I am trying to extract elements from an XML list using the Python etree
library and to finish generating an output JSON with these elements.
The idea is to pass it a series of XPATH to extract the elements I want. I don't want to go through all the elements in the XML as there are a lot of them.
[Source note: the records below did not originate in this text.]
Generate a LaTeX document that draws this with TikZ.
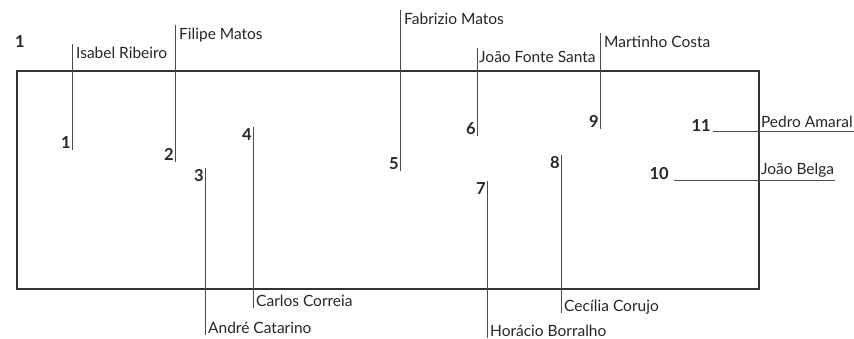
\documentclass[tikz,border=0pt]{standalone}
\usepackage{fontspec}
\setmainfont{Lato}
\usepackage{tikz}
\usetikzlibrary{positioning}
\usetikzlibrary{calc}

\begin{document}
\begin{tikzpicture}[x=1pt, y=-1pt,
    frame/.style={draw=black!80, line width=1.8pt, minimum width=742pt, minimum height=218pt, inner sep=0pt},
    leader/.style={draw=black!70, line width=0.9pt},
    person/.style={font=\fontsize{15.5}{17}\selectfont, inner sep=1pt, text=black!85},
    seat/.style={font=\fontsize{16.5}{19}\selectfont\bfseries, inner sep=1pt, text=black!85},
]
\useasboundingbox (0,0) rectangle (854,339);

% the table
\node[frame, anchor=north west] (table) at (16,70) {};
\node[seat] (fig) at (20,42) {1};

% leader ends
\coordinate (t1) at (72,44);   \coordinate (b1) at (72,150);
\coordinate (t2) at (175,25);  \coordinate (b2) at (175,162);
\coordinate (t3) at (205,168); \coordinate (b3) at (205,335);
\coordinate (t4) at (253,127); \coordinate (b4) at (253,308);
\coordinate (t5) at (400,10);  \coordinate (b5) at (400,171);
\coordinate (t6) at (477,48);  \coordinate (b6) at (477,136);
\coordinate (t7) at (487,181); \coordinate (b7) at (487,338);
\coordinate (t8) at (561,155); \coordinate (b8) at (561,313);
\coordinate (t9) at (600,33);  \coordinate (b9) at (600,129);
\coordinate (s10) at (674,180);
\coordinate (s11) at (713,131);

% seat numbers
\node[seat, anchor=south east] (n1) at (b1) {1};
\node[seat, anchor=south east] (n2) at (b2) {2};
\node[seat, anchor=north east] (n3) at (t3) {3};
\node[seat, anchor=north east] (n4) at (t4) {4};
\node[seat, anchor=south east] (n5) at (b5) {5};
\node[seat, anchor=south east] (n6) at (b6) {6};
\node[seat, anchor=north east] (n7) at (t7) {7};
\node[seat, anchor=north east] (n8) at (t8) {8};
\node[seat, anchor=south east] (n9) at (b9) {9};
\node[seat, anchor=base east, xshift=-4pt] (n10) at (s10) {10};
\node[seat, anchor=base east, xshift=-1pt, yshift=-1pt] (n11) at (s11) {11};

% names
\node[person, anchor=north west, xshift=3pt, yshift=-2pt] (p1) at (t1) {Isabel Ribeiro};
\node[person, anchor=north west, xshift=3pt, yshift=-2pt] (p2) at (t2) {Filipe Matos};
\node[person, anchor=base west, xshift=2pt, yshift=2pt] (p3) at (b3) {André Catarino};
\node[person, anchor=base west, xshift=2pt, yshift=2pt] (p4) at (b4) {Carlos Correia};
\node[person, anchor=north west, xshift=3pt, yshift=-2pt] (p5) at (t5) {Fabrizio Matos};
\node[person, anchor=north west, xshift=1pt, yshift=-2pt] (p6) at (t6) {João Fonte Santa};
\node[person, anchor=base west, xshift=2pt, yshift=2pt] (p7) at (b7) {Horácio Borralho};
\node[person, anchor=base west, xshift=2pt, yshift=2pt] (p8) at (b8) {Cecília Corujo};
\node[person, anchor=north west, xshift=3pt, yshift=-2pt] (p9) at (t9) {Martinho Costa};
\node[person, anchor=base west, yshift=5pt] (p10) at (s10 -| table.east) {João Belga};
\node[person, anchor=base west, yshift=3pt] (p11) at (s11 -| table.east) {Pedro Amaral};

% leaders
\foreach \i in {1,...,9}
  \draw[leader] (t\i) -- (b\i);
\draw[leader] (s10) -- (s10 -| p10.east);
\draw[leader] (s11) -- (s11 -| p11.east);

\end{tikzpicture}
\end{document}
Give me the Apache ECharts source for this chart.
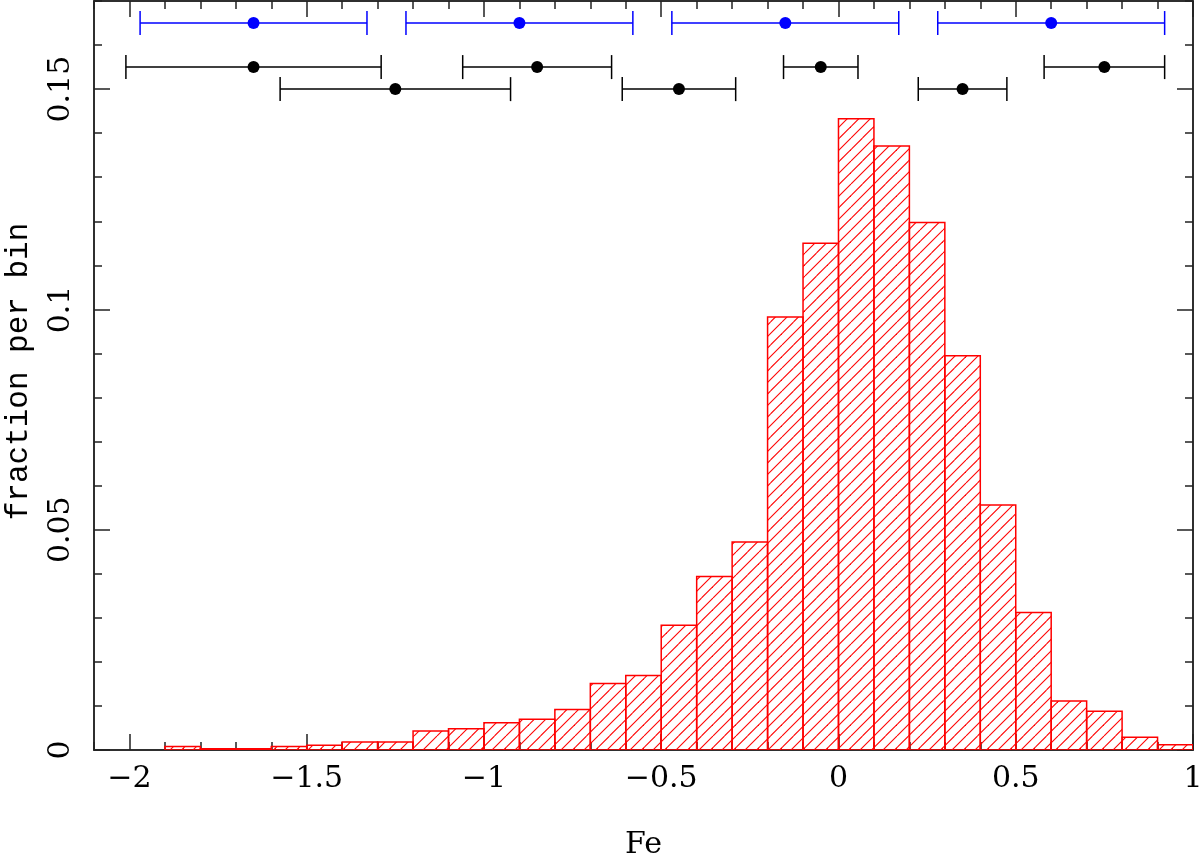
<!DOCTYPE html>
<html>
<head>
<meta charset="utf-8">
<script src="https://cdn.jsdelivr.net/npm/echarts@6/dist/echarts.min.js"></script>
<style>
html,body{margin:0;padding:0;background:#fff;}
#chart{width:1200px;height:856px;}
</style>
</head>
<body>
<div id="chart"></div>
<script>
// ---- data ----
const binLeft = [-1.9,-1.8,-1.7,-1.6,-1.5,-1.4,-1.3,-1.2,-1.1,-1.0,-0.9,-0.8,-0.7,-0.6,-0.5,-0.4,-0.3,-0.2,-0.1,0.0,0.1,0.2,0.3,0.4,0.5,0.6,0.7,0.8,0.9];
const binWidth = 0.1;
const fraction = [0.0008,0.0003,0.0003,0.0008,0.0011,0.0018,0.0018,0.0043,0.0048,0.0062,0.0070,0.0092,0.0151,0.0169,0.0283,0.0394,0.0472,0.0983,0.1150,0.1433,0.1371,0.1197,0.0895,0.0556,0.0312,0.0111,0.0088,0.0029,0.0012];

// error bars: centre, low, high, y
const blueY = 0.165;
const blueCenter = [-1.65, -0.90, -0.15, 0.60];
const blueLow    = [-1.97, -1.22, -0.47, 0.28];
const blueHigh   = [-1.33, -0.58, 0.17, 0.92];

const black1Y = 0.155;
const black1Center = [-1.65, -0.85, -0.05, 0.75];
const black1Low    = [-2.01, -1.06, -0.155, 0.58];
const black1High   = [-1.29, -0.64, 0.055, 0.92];

const black2Y = 0.150;
const black2Center = [-1.25, -0.45, 0.35];
const black2Low    = [-1.575, -0.61, 0.225];
const black2High   = [-0.925, -0.29, 0.475];

const xMajorTicks = [-2, -1.5, -1, -0.5, 0, 0.5, 1];
const xMinorTicks = [-2.1,-2.0,-1.9,-1.8,-1.7,-1.6,-1.5,-1.4,-1.3,-1.2,-1.1,-1.0,-0.9,-0.8,-0.7,-0.6,-0.5,-0.4,-0.3,-0.2,-0.1,0.0,0.1,0.2,0.3,0.4,0.5,0.6,0.7,0.8,0.9,1.0];
const yMajorTicks = [0, 0.05, 0.1, 0.15];
const yMinorTicks = [0,0.01,0.02,0.03,0.04,0.05,0.06,0.07,0.08,0.09,0.10,0.11,0.12,0.13,0.14,0.15,0.16,0.17];

const xName = 'Fe';
const yName = 'fraction per bin';

// ---- styles ----
const AX = '#222';
const SERIF = '"DejaVu Serif", "Liberation Serif", serif';
const MONO = '"Liberation Mono", "DejaVu Sans Mono", monospace';

// hatch pattern
const pc = document.createElement('canvas');
pc.width = 23; pc.height = 23;
const pctx = pc.getContext('2d');
pctx.strokeStyle = '#ff0000';
pctx.lineWidth = 1.1;
[0, 11.5, 23, 34.5, 46].forEach(c => {
  pctx.beginPath();
  pctx.moveTo(c, 0);
  pctx.lineTo(c - 23, 23);
  pctx.stroke();
});
const hatch = { image: pc, repeat: 'repeat' };

function fmt(v) {
  return String(+v.toFixed(4)).replace('-', '\u2212');
}

function mkX(pos, major) {
  return {
    type: 'value', min: -2.1, max: 1, position: pos,
    axisLine: { show: true, onZero: false, lineStyle: { color: AX, width: 1.5 } },
    axisTick: { show: true, inside: true, length: major ? 16 : 8,
      customValues: major ? xMajorTicks : xMinorTicks, lineStyle: { color: AX, width: 1.5 } },
    axisLabel: { show: major && pos === 'bottom', customValues: xMajorTicks, formatter: fmt,
      fontFamily: SERIF, fontSize: 30, color: '#000', margin: 14 },
    splitLine: { show: false },
    name: (major && pos === 'bottom') ? xName : '',
    nameLocation: 'middle', nameGap: 80,
    nameTextStyle: { fontFamily: SERIF, fontSize: 30, color: '#000' }
  };
}
function mkY(pos, major) {
  return {
    type: 'value', min: 0, max: 0.17, position: pos,
    axisLine: { show: true, onZero: false, lineStyle: { color: AX, width: 1.5 } },
    axisTick: { show: true, inside: true, length: major ? 16 : 8,
      customValues: major ? yMajorTicks : yMinorTicks, lineStyle: { color: AX, width: 1.5 } },
    axisLabel: { show: major && pos === 'left', customValues: yMajorTicks, formatter: fmt,
      rotate: 90, fontFamily: SERIF, fontSize: 30, color: '#000', margin: 18 },
    splitLine: { show: false },
    name: (major && pos === 'left') ? yName : '',
    nameLocation: 'middle', nameGap: 60, nameRotate: 90,
    nameTextStyle: { fontFamily: MONO, fontSize: 31, color: '#000', padding: [0, 0, 0, 8] }
  };
}

function errData(lo, hi, y) { return lo.map((l, i) => [l, hi[i], y]); }
function dotData(c, y) { return c.map(v => [v, y]); }

function errRender(color) {
  return function (params, api) {
    const y = api.value(2);
    const a = api.coord([api.value(0), y]);
    const b = api.coord([api.value(1), y]);
    const h = 12;
    const st = { stroke: color, lineWidth: 1.5 };
    return { type: 'group', children: [
      { type: 'line', shape: { x1: a[0], y1: a[1], x2: b[0], y2: b[1] }, style: st },
      { type: 'line', shape: { x1: a[0], y1: a[1] - h, x2: a[0], y2: a[1] + h }, style: st },
      { type: 'line', shape: { x1: b[0], y1: b[1] - h, x2: b[0], y2: b[1] + h }, style: st }
    ] };
  };
}

const chart = echarts.init(document.getElementById('chart'), null, { renderer: 'canvas' });
chart.setOption({
  animation: false,
  backgroundColor: '#fff',
  grid: { left: 94, right: 7, top: 1, bottom: 106, containLabel: false, outerBoundsMode: 'none' },
  xAxis: [mkX('bottom', true), mkX('bottom', false), mkX('top', true), mkX('top', false)],
  yAxis: [mkY('left', true), mkY('left', false), mkY('right', true), mkY('right', false)],
  series: [
    {
      type: 'custom', xAxisIndex: 0, yAxisIndex: 0, clip: true,
      data: binLeft.map((x, i) => [x, x + binWidth, fraction[i]]),
      renderItem: function (params, api) {
        const a = api.coord([api.value(0), api.value(2)]);
        const b = api.coord([api.value(1), 0]);
        return { type: 'rect',
          shape: { x: a[0], y: a[1], width: b[0] - a[0], height: b[1] - a[1] },
          style: { fill: hatch, stroke: '#ff0000', lineWidth: 1.5 } };
      }
    },
    { type: 'custom', xAxisIndex: 0, yAxisIndex: 0, data: errData(blueLow, blueHigh, blueY), renderItem: errRender('#0000ff') },
    { type: 'custom', xAxisIndex: 0, yAxisIndex: 0, data: errData(black1Low, black1High, black1Y), renderItem: errRender('#000') },
    { type: 'custom', xAxisIndex: 0, yAxisIndex: 0, data: errData(black2Low, black2High, black2Y), renderItem: errRender('#000') },
    { type: 'scatter', xAxisIndex: 0, yAxisIndex: 0, symbol: 'circle', symbolSize: 12, itemStyle: { color: '#0000ff', opacity: 1 }, data: dotData(blueCenter, blueY) },
    { type: 'scatter', xAxisIndex: 0, yAxisIndex: 0, symbol: 'circle', symbolSize: 12, itemStyle: { color: '#000', opacity: 1 }, data: dotData(black1Center, black1Y) },
    { type: 'scatter', xAxisIndex: 0, yAxisIndex: 0, symbol: 'circle', symbolSize: 12, itemStyle: { color: '#000', opacity: 1 }, data: dotData(black2Center, black2Y) }
  ]
});
</script>
</body>
</html>
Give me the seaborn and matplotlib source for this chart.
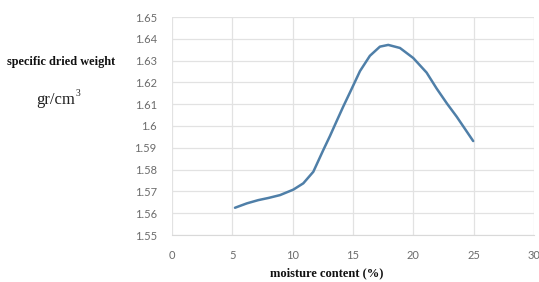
import matplotlib.pyplot as plt
import seaborn as sns
import pandas as pd

# values
moisture = [5.22, 6.2, 7.15, 8.0, 8.95, 10.05, 10.88, 11.71, 12.54, 13.09, 13.6,
            14.19, 14.8, 15.58, 16.4, 17.23, 17.92, 18.89, 19.99, 21.1, 21.93,
            22.8, 23.59, 24.3, 24.96]
dried_weight = [1.5625, 1.5645, 1.566, 1.567, 1.5683, 1.5708, 1.5737, 1.579, 1.589,
                1.5954, 1.6017, 1.6089, 1.616, 1.6252, 1.6322, 1.6364, 1.6372,
                1.6358, 1.6312, 1.6245, 1.6172, 1.6102, 1.6043, 1.5985, 1.5931]

x_ticks = [0, 5, 10, 15, 20, 25, 30]
y_ticks = [1.55, 1.56, 1.57, 1.58, 1.59, 1.6, 1.61, 1.62, 1.63, 1.64, 1.65]
y_tick_labels = ['1.55', '1.56', '1.57', '1.58', '1.59', '1.6', '1.61', '1.62', '1.63', '1.64', '1.65']

LINE_COLOR = '#4f7fa8'
GRID_COLOR = '#e2e2e2'
TICK_COLOR = '#6b6b6b'

df = pd.DataFrame({'moisture': moisture, 'weight': dried_weight})

sns.set_style('white')
plt.rcParams['font.family'] = ['Lato', 'DejaVu Sans']

fig = plt.figure(figsize=(5.39, 2.82), dpi=100)
ax = fig.add_axes([172 / 539, 1 - 235 / 282, 362 / 539, 218 / 282])

line = sns.lineplot(data=df, x='moisture', y='weight', ax=ax, color=LINE_COLOR,
                    linewidth=1.8, sort=False)
line.lines[0].set_solid_joinstyle('round')

ax.set_xlim(0, 30)
ax.set_ylim(1.55, 1.65)
ax.set_xticks(x_ticks)
ax.set_xticklabels([str(t) for t in x_ticks])
ax.set_yticks(y_ticks)
ax.set_yticklabels(y_tick_labels)
ax.grid(True, color=GRID_COLOR, linewidth=0.9)
ax.set_axisbelow(True)
for side in ['top', 'right', 'left']:
    ax.spines[side].set_visible(False)
ax.spines['bottom'].set_color('#d9d9d9')
ax.tick_params(axis='both', length=0, labelsize=8, labelcolor=TICK_COLOR)
ax.tick_params(axis='y', pad=11)
ax.tick_params(axis='x', pad=11)
ax.set_xlabel('')
ax.set_ylabel('')

serif = ['Liberation Serif', 'DejaVu Serif']
fig.text(61 / 539, 1 - 62 / 282, 'specific dried weight', family=serif,
         fontweight='bold', fontsize=8.8, ha='center', va='center', color='#111111')
fig.text(75 / 539, 1 - 100 / 282, 'gr/cm', family=serif,
         fontsize=12, ha='right', va='center', color='#222222')
fig.text(75.5 / 539, 1 - 94 / 282, '3', family=serif,
         fontsize=7, ha='left', va='center', color='#222222')
fig.text(327 / 539, 1 - 273 / 282, 'moisture content (%)', family=serif,
         fontweight='bold', fontsize=9, ha='center', va='center', color='#111111')

fig.savefig('out.png', dpi=100)
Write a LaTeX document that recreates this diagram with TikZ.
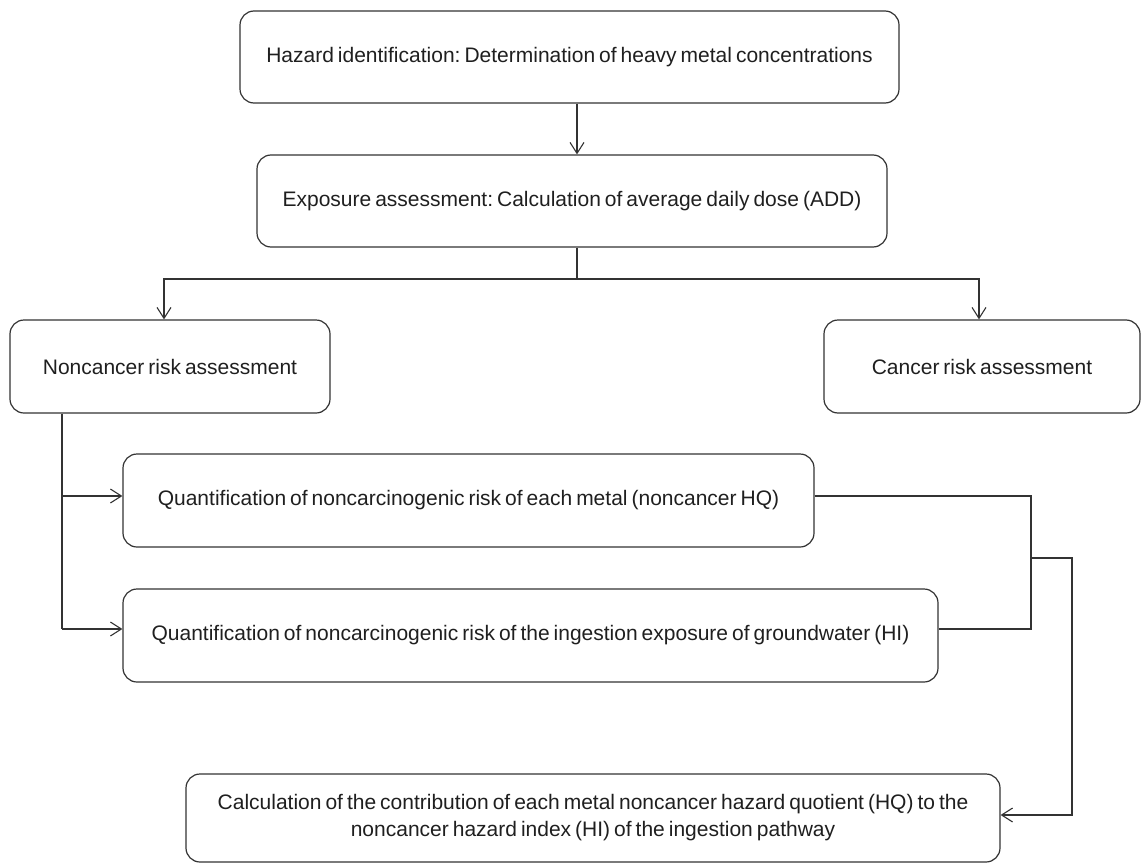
\documentclass[tikz,border=0pt]{standalone}
\usepackage{fontspec}
\setmainfont{Liberation Sans}
\usetikzlibrary{arrows.meta}
\newcommand{\myboxfont}{\fontsize{21}{27}\selectfont\frenchspacing\spaceskip=0.19em plus 0.05em minus 0.05em\relax\xspaceskip=0.19em\relax}
\begin{document}
\begin{tikzpicture}[x=1pt,y=-1pt,
  box/.style={draw=black!80,line width=1.2pt,rounded corners=14pt,align=center,
    inner sep=0pt,font=\myboxfont,text=black!88},
  conn/.style={draw=black!80,line width=1.2pt},
  arr/.style={conn,-{Straight Barb[length=11pt,width=14pt,line width=1.1pt]}}]
\useasboundingbox (0,0) rectangle (1142,864);
\node[box,minimum width=659pt,minimum height=92pt] (b1) at (569.5,57) {Hazard identification: Determination of heavy metal concentrations};
\node[box,minimum width=630pt,minimum height=92pt] (b2) at (572,201) {Exposure assessment: Calculation of average daily dose (ADD)};
\node[box,minimum width=320pt,minimum height=93pt] (b3) at (170,366.5) {Noncancer risk assessment};
\node[box,minimum width=316pt,minimum height=93pt] (b4) at (982,366.5) {Cancer risk assessment};
\node[box,minimum width=691pt,minimum height=93pt] (b5) at (468.5,500.5) {Quantification of noncarcinogenic risk of each metal (noncancer HQ)};
\node[box,minimum width=815pt,minimum height=93pt] (b6) at (530.5,635.5) {Quantification of noncarcinogenic risk of the ingestion exposure of groundwater (HI)};
\node[box,minimum width=814pt,minimum height=88pt] (b7) at (593,818) {Calculation of the contribution of each metal noncancer hazard quotient (HQ) to the\\noncancer hazard index (HI) of the ingestion pathway};
% helper coordinates
\coordinate (xa) at (577,0);
\coordinate (j1) at (577,279);
\coordinate (xl) at (164,0);
\coordinate (xr) at (979,0);
\coordinate (xs) at (62,0);
\coordinate (y5) at (0,496);
\coordinate (y6) at (0,629);
\coordinate (xm) at (1031,0);
\coordinate (ym) at (0,558);
\coordinate (xo) at (1072,0);
\coordinate (y7) at (0,815);
% connectors
\draw[arr] (b1.south -| xa) -- (b2.north -| xa);
\draw[conn] (b2.south -| xa) -- (j1);
\draw[arr] (j1) -| (b3.north -| xl);
\draw[arr] (j1) -| (b4.north -| xr);
\draw[conn] (b3.south -| xs) -- (xs |- y6);
\draw[arr] (xs |- y5) -- (b5.west |- y5);
\draw[arr] (xs |- y6) -- (b6.west |- y6);
\draw[conn] (b5.east |- y5) -| (xm |- y6) -- (b6.east |- y6);
\draw[arr] (xm |- ym) -| (xo |- y7) -- (b7.east |- y7);
\end{tikzpicture}
\end{document}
The XML looks something similar to this:
<?xml version="1.0" encoding="utf-8" standalone="yes"?>
<Line xmlns:xsi="http://www.w3.org/2001/XMLSchema-instance">
<Data>
<Date>2020-01-02</Date>
<Id>id_1</Id>
<CodDevice>567</CodDevice>
<DataList>
<Item>
<Row>1</Row>
<Value>34.67</Value>
<Description>WHEELS</Description>
<Tag>tag1</Tag>
</Item>
<Item>
<Row>2</Row>
<Value>38.04</Value>
<Description>MOTOR</Description>
<Tag>tag1</Tag>
</Item>
</DataList>
<MetaList>
<Metadata>
<Row>1</Row>
<Value>some value</Value>
</Metadata>
</MetaList>
</Data>
</Line>
the approach I am considering is as follows:
import xml.etree.ElementTree as ET
import json
data = """<?xml version="1.0" encoding="utf-8" standalone="yes"?>
<Line xmlns:xsi="http://www.w3.org/2001/XMLSchema-instance">
<Data>
<Date>2020-01-02</Date>
<Id>id_1</Id>
<CodDevice>567</CodDevice>
<DataList>
<Item>
<Row>1</Row>
<Value>34.67</Value>
<Description>WHEELS</Description>
<Tag>tag1</Tag>
</Item>
<Item>
<Row>2</Row>
<Value>38.04</Value>
<Description>MOTOR</Description>
<Tag>tag1</Tag>
</Item>
</DataList>
<MetaList>
<Metadata>
<Row>1</Row>
<Value>some value</Value>
</Metadata>
</MetaList>
</Data>
</Line>
"""
tag_list = [
'./Data/Date',
'./Data/Id',
'./Data/CodDevice',
'./Data/DataList/Item/Row',
'./Data/DataList/Item/Value',
'./Data/DataList/Item/Description',
'./Data/MetaList/Metadata/Row',
'./Data/MetaList/Metadata/Value'
]
elem_dict= {}
parser = ET.XMLParser(encoding="utf-8")
root = ET.fromstring(data, parser=parser)
for tag in tag_list:
for item in root.findall(tag):
elem_dict[item.tag] = item.text
print(json.dumps(elem_dict))
As you can see, I try to generate a JSON which, as I pass the XPATH to the list elements, overwrites them, generating the following output:
{"Date": "2020-01-02", "Id": "id_1", "CodDevice": "567", "Row": "1", "Value": "some value", "Description": "MOTOR"}
But what I would like to get is something similar to:
{"Id":"id_1","CodDevice":"567","DataList":[{"Row":1,"Value":34.67,"Description":"WHEELS"}, {"Row":2,"Value":38.04,"Description":"MOTOR"}],"MetaList":[{"Row":1,"Value":some value}]}
I don't know in detail what capabilities I can use the library for, maybe there is a more efficient way to achieve this and I am overlooking it...
Any ideas on how to approach this would be great. Thank you very much!